Employee Benefit Packages Need Strong Communications

Employee Benefit Package

Employee Benefit Packages Need Strong Communications

Employee benefit packages are a key differentiator in today’s ultra-tight labor market. At 4.4%, unemployment currently sits at a 4-year low in the U.S., making employee benefit packages even more important than usual. There is also a rising number of aging Baby Boomers exiting the workforce. What’s more, at nearly 63%, the percentage of working-age Americans in the workforce is near a 40-year low. As such, today’s workers have a lot of opportunities — and a ton of choices — when it comes to seeking employment.
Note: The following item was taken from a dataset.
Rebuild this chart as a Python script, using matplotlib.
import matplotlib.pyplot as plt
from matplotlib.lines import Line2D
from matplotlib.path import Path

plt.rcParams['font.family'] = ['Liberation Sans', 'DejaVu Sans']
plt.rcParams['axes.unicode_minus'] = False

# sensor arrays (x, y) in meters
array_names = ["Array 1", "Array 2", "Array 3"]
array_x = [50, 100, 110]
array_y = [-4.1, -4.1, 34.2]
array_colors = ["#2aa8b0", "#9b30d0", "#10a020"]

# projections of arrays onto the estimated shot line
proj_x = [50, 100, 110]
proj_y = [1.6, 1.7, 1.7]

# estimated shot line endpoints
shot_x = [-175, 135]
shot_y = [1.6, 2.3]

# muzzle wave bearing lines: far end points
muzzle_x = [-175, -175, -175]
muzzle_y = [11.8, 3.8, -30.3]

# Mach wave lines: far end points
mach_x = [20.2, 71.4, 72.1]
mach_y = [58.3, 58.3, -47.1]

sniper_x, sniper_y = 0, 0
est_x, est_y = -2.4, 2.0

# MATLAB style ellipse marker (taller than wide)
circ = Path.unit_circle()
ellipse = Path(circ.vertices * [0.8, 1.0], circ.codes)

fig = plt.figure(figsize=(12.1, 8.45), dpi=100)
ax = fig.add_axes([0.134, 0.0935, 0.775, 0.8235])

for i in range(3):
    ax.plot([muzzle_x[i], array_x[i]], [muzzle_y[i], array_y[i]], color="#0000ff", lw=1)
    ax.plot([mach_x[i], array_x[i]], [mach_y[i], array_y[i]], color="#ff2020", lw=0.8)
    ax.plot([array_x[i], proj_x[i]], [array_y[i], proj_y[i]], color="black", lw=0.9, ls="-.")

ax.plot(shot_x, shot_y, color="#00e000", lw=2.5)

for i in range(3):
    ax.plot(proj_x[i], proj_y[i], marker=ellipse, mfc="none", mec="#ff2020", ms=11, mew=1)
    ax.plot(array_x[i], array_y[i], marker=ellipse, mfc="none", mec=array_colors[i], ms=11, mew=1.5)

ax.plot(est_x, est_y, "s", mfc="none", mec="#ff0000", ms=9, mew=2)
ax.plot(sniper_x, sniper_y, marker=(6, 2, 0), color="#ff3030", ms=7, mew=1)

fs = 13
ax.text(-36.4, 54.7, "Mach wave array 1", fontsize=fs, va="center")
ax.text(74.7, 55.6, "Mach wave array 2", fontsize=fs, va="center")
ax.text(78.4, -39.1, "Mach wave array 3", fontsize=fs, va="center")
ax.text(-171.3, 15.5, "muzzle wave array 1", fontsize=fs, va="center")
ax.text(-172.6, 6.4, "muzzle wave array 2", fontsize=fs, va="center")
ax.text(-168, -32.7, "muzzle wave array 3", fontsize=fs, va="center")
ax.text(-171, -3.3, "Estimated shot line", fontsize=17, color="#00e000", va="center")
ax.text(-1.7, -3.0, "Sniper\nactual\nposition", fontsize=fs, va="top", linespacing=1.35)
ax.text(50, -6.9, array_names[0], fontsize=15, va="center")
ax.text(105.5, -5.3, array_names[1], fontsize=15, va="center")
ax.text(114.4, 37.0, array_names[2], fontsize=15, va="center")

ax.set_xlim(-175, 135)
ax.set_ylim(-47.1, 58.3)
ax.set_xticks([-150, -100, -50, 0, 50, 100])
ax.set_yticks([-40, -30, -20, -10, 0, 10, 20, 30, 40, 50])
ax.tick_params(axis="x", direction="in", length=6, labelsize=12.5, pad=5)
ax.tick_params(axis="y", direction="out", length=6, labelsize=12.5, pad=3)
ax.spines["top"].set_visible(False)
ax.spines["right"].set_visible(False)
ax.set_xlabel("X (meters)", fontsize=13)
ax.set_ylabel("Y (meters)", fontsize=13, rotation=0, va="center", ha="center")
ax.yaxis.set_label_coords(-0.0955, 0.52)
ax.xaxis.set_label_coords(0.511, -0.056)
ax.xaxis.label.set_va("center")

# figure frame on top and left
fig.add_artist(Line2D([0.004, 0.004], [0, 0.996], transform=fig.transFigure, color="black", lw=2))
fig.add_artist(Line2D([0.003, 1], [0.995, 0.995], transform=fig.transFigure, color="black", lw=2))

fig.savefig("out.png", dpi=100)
That means your organization’s employee benefit package offerings are likely a strong deciding factor for potential candidates, so they’d better be competitive.

A recent article in the Dallas Business Journal suggests that employers are attracting talent by understanding workers’ needs and offering a benefits menu that’s customized for employees’ unique stages of life. Organizations that offer a strong employee benefit package lineup, and provide employees the knowledge and tools to maximize their health and retirement benefits are more likely to gain a competitive edge, according to the article. It offered these four tips for leveraging employee benefits to attract and retain top talent:

  1. Offer an employee benefits package targeted to both younger and older employees: We wrote recently that employers must think creatively when offering employee benefits to a generationally diverse workforce with varying needs and priorities. A recent Glassdoor study cited in the Dallas Business Journal supports this thesis: employees age 18 to 44 prefer benefits or perks to pay raises, compared to those age 45 to 64. Moreover, 77% of Millennials would be willing to take a pay cut in exchange for long-term job security, according to Qualtrics’ Millennial Study, again cited by the Dallas Business Journal. Moreover, 64% of millennials say benefits are extremely or very important to employee loyalty.
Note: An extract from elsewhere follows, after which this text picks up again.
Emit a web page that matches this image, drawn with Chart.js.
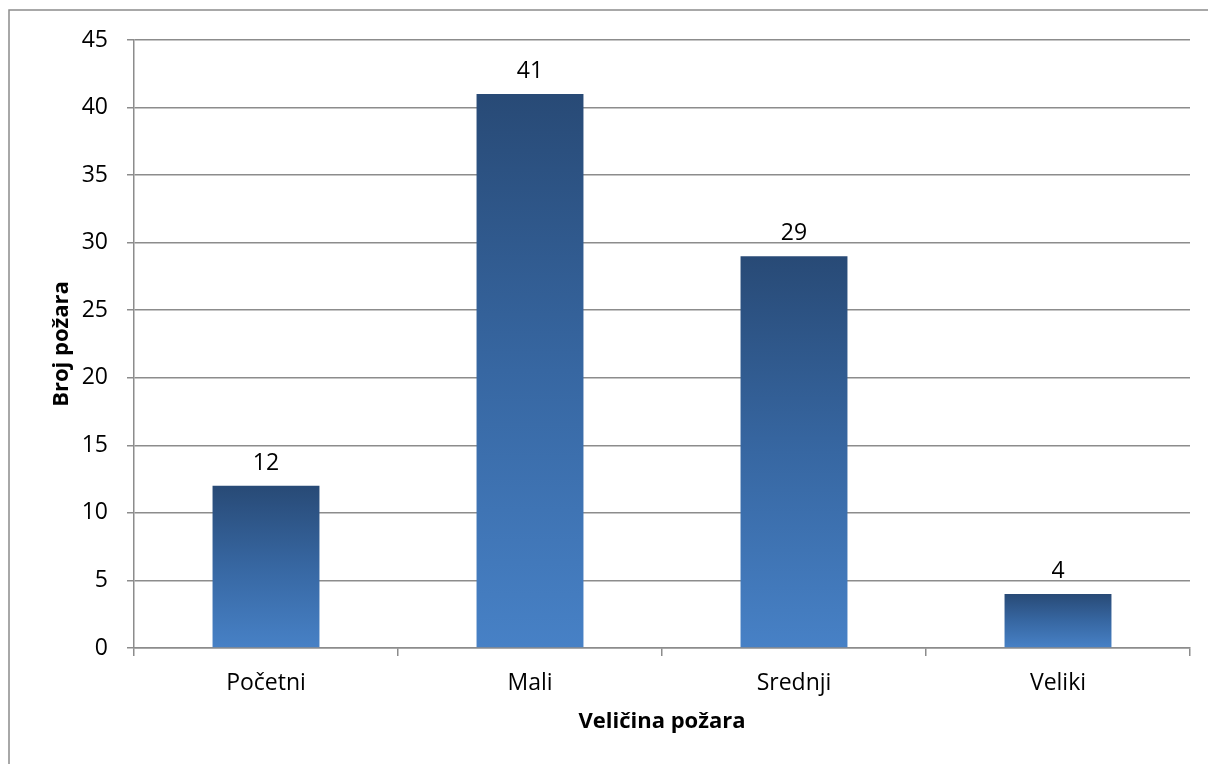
<!DOCTYPE html>
<html>
<head>
<meta charset="utf-8">
<script src="https://cdn.jsdelivr.net/npm/chart.js@4/dist/chart.umd.min.js"></script>
<style>
  html, body { margin: 0; padding: 0; background: #fff; }
  #wrap { width: 1208px; height: 764px; position: relative; }
</style>
</head>
<body>
<div id="wrap"><canvas id="myChart" width="1208" height="764"></canvas></div>
<script>
// podaci
const categories = ['Početni', 'Mali', 'Srednji', 'Veliki'];
const fireCounts = [12, 41, 29, 4];
const yTicks = [0, 5, 10, 15, 20, 25, 30, 35, 40, 45];

const gridColor = '#8c8c8c';
const fontFamily = '"Open Sans", "Noto Sans", sans-serif';

// gradient po stupcu, od vrha do baze
function barGradient(c) {
  const chart = c.chart;
  const { ctx, chartArea, scales } = chart;
  if (!chartArea || c.raw === undefined) return '#4680c4';
  const top = scales.y.getPixelForValue(c.raw);
  const base = scales.y.getPixelForValue(0);
  const g = ctx.createLinearGradient(0, top, 0, base);
  g.addColorStop(0, '#284a76');
  g.addColorStop(0.5, '#3767a2');
  g.addColorStop(1, '#4781c6');
  return g;
}

// okvir oko grafikona
const framePlugin = {
  id: 'frame',
  beforeDraw(chart) {
    const c = chart.ctx;
    c.save();
    c.strokeStyle = gridColor;
    c.lineWidth = 1.5;
    c.strokeRect(9, 10, 1400, 1000);
    c.restore();
  }
};

// oznake vrijednosti iznad stupaca
const labelPlugin = {
  id: 'valueLabels',
  afterDatasetsDraw(chart) {
    const c = chart.ctx;
    const meta = chart.getDatasetMeta(0);
    c.save();
    c.font = `23px ${fontFamily}`;
    c.fillStyle = '#000';
    c.textAlign = 'center';
    c.textBaseline = 'bottom';
    meta.data.forEach((bar, i) => {
      c.fillText(fireCounts[i], bar.x, bar.y - 11);
    });
    c.restore();
  }
};

const ctx = document.getElementById('myChart').getContext('2d');
new Chart(ctx, {
  type: 'bar',
  data: {
    labels: categories,
    datasets: [{
      label: 'Broj požara',
      data: fireCounts,
      backgroundColor: barGradient,
      borderWidth: 0,
      barPercentage: 0.405,
      categoryPercentage: 1
    }]
  },
  options: {
    responsive: false,
    animation: false,
    layout: { padding: { top: 40, right: 18, left: 0, bottom: 0 } },
    plugins: {
      legend: { display: false },
      tooltip: { enabled: false }
    },
    scales: {
      x: {
        afterFit: (s) => { s.height = 116; },
        grid: {
          display: true,
          offset: true,
          drawOnChartArea: false,
          drawTicks: true,
          tickLength: 8,
          color: gridColor,
          lineWidth: 1.5
        },
        border: { display: true, color: gridColor, width: 1.5 },
        ticks: {
          color: '#000',
          padding: 14,
          font: { family: fontFamily, size: 23 }
        },
        title: {
          display: true,
          text: 'Veličina požara',
          color: '#000',
          font: { family: fontFamily, size: 22, weight: 'bold' },
          padding: { top: 0, bottom: 29 }
        }
      },
      y: {
        min: 0,
        max: 45,
        afterFit: (s) => { s.width = 134; },
        afterBuildTicks: (s) => { s.ticks = yTicks.map(v => ({ value: v })); },
        grid: {
          color: gridColor,
          lineWidth: 1.5,
          drawTicks: true,
          tickLength: 7
        },
        border: { display: true, color: gridColor, width: 1.5 },
        ticks: {
          color: '#000',
          padding: 19,
          font: { family: fontFamily, size: 23 }
        },
        title: {
          display: true,
          text: 'Broj požara',
          color: '#000',
          font: { family: fontFamily, size: 22, weight: 'bold' },
          padding: { top: 49, bottom: 0 }
        }
      }
    }
  },
  plugins: [framePlugin, labelPlugin]
});
</script>
</body>
</html>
As far as older workers go, they crave learning new skills. Help them extend their careers and continue to add value to your organization by offering them an employee benefits package offering an array of training opportunities. Health savings accounts (HSAs) and elder-care benefits are also appealing for older generations who choose to remain on the job longer and can help them as they transition out of the workforce and into retirement when they’re ready.

In short, younger or older, employee benefits matter. And the more tailored they are to your employees’ individual needs and stage of life, the better.

  1. Educate employees on new healthcare options: Many companies today are choosing to implement high deductible health plans (HDHPs) paired with a health savings account (HSA) or health reimbursement arrangement (HRA) in an effort to reduce employee benefits costs. However, many employees need help understanding the new health benefits landscape. Bank of America Merrill Lynch data cited in the Dallas Business Journal finds that while Millennials’ interest in HSAs has increased, only 50% are confident that they have a strong understanding of their employee benefits. One idea is to offer education on benefits like HSAs all year long — not just during open enrollment — to help encourage uptake.


  1. Keep tabs on shifting legislation: Healthcare and employee benefits policy is in a perpetual state of flux. That’s why it’s important to stay on top of changing legislation that could impact how your employee benefits package is administered. For example, lawmakers are currently looking at relaxing the rules for multiple-employer plans (MEPs), a change that would make them more accessible and affordable, particularly for smaller employers. The outcome will likely change the retirement employee benefits landscape as we know it.


  1. Promote financial wellness programs and tools: Helping employees get a handle on their finances creates a happier, more productive, more loyal workforce. As the Dallas Business Journal notes, citing another Bank of America Merrill Lynch study, employees’ number one issue is saving for retirement. According to that report, only one-third of employees are engaged with employee benefits like 401k plans and contributing 11% or more of their pay to those plans. However, 85% of employers are planning to use a financial wellness program to encourage better financial behaviors, according to an Aon study quoted in the same article. As such, companies are expanding their employee benefits roster to include enhanced educational efforts designed to help workers maximize their health and retirement benefits, including online financial and investment advice, group/classroom education, and one-on-one support. Thus, employers should consider offering additional support programs and services like these, or fully optimizing existing ones to heighten employee engagement and encourage positive behaviors, such as increased retirement savings.


As the Dallas Business Journal aptly notes, employers spend a lot of money on employee benefits, but without the proper education to support them, their mileage may vary. As such, not only is it important for employers to consider these employee benefits trends and think beyond “one-size-fits-all” offerings, they must also ensure employees have the knowledge and tools they need to make the most of their employee benefits. In so doing, employers can offer more enticing employee benefit packages to potential new hires, while also creating a more empowered, loyal workforce.